Michał Krupiński dopiął swego

Grzegorz NawackiGrzegorz Nawacki
opublikowano: 2016-10-16 22:00

Po wielomiesięcznym sporze Beata Kozłowska-Chyła odeszła z zarządu PZU. Nowym dyrektorem finansowym został Tomasz Kulik.

Rosną szanse, że zarząd PZU, który przez ostatnie miesiące jest targany wewnętrznymi sporami, zacznie w końcu pracować normalnie. W piątek wieczorem rezygnację złożyła Beata Kozłowska-Chyła. To jedna z dwóch osób, której odejścia od czerwca domagał się prezes Michał Krupiński (drugą był Sebastian Klimek, który pod koniec sierpnia podał się do dymisji).
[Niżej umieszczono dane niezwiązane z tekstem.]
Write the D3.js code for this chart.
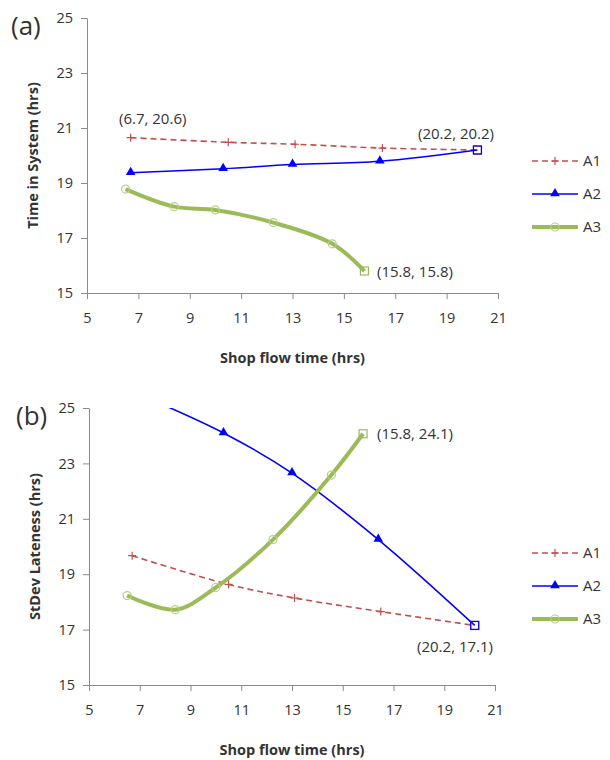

Tłumaczył, że utracił do niej zaufanie, a w związku z toczącym się postępowaniem wyjaśniającym dotyczącym przetargu IT na którym PZU miało ponieść stratę, odebrał jej kompetencje. Członkowie zarządu nie pozostawali prezesowi dłużni i też składali zawiadomienia oraz torpedowali prace zarządu. Konflikt był tak nabrzmiały, że w rozwiązanie zaangażował się Dawid Jackiewicz, ówczesny minister skarbu (choć tajemnicą poliszynela jest to, że w sporze stał po stronie przeciwników prezesa). Jak widać batalię ostatecznie wygrał prezes.

Na piątkowym posiedzeniu rady nadzorczej do zarządu PZU został powołany Tomasz Paweł Kulik, obejmie stanowisko dyrektora finansowego grupy kapitałowej. „W ostatnich miesiącach Tomasz Kulik przygotowywał strategię Grupy Kapitałowej PZU na lata 2016-20 oraz politykę kapitałowo-dywidendową. Do chwili powołania do zarządu PZU był dyrektorem Biura Planowania i Kontrolingu. Jest również członkiem zarządu TFI PZU nadzorującym obszar finansów, ryzyka, operacji i IT. Kierując pracami zarządu TFI PZU odpowiada również za obszar korporacyjny” — podał PZU w komunikacie.